Final answer:
To determine the equations of the lines perpendicular and parallel to y = -3/5x - 7 passing through (-5, 2), find the reciprocal slope for the perpendicular line (5/3) and use the same slope for the parallel line (-3/5), resulting in y = 5/3x + 17/3 and y = -3/5x + 1 respectively.
Step-by-step explanation:
To find the equation of the line perpendicular to the given line y = -3/5x - 7 that passes through the point (-5, 2), we first need to find the perpendicular slope. For lines to be perpendicular, their slopes must be negative reciprocals of each other.
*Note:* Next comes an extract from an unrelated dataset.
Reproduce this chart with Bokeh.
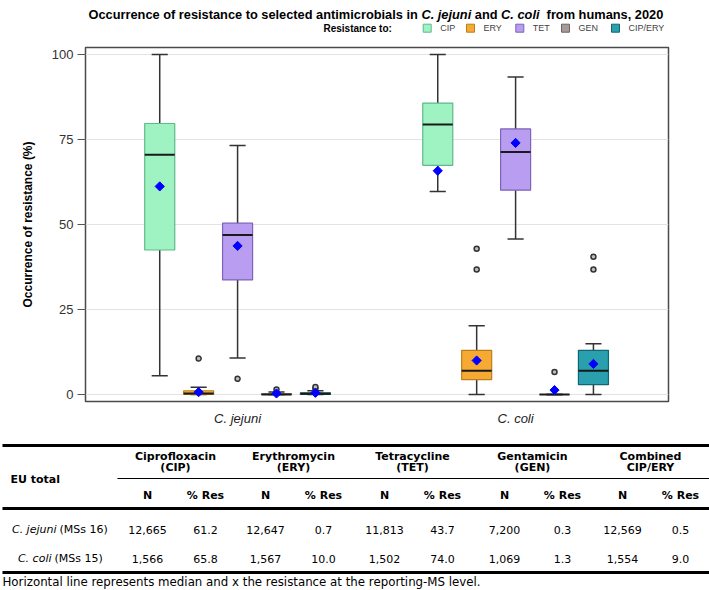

The original slope is -3/5, so the perpendicular slope is 5/3. We use the point-slope form y - y1 = m(x - x1), where (x1, y1) is the point (-5, 2) and m is the slope 5/3:
y - 2 = 5/3(x + 5)
To find the equation of the line parallel to the given line that passes through the same point, we use the original slope of -3/5, since parallel lines have identical slopes. Using the point-slope form again, we get:
y - 2 = -3/5(x + 5)
We can then simplify both equations to their slope-intercept form, y = mx + b.
The perpendicular line equation after simplifying becomes y = 5/3x + 17/3, and the parallel line equation simplifies to y = -3/5x + 1.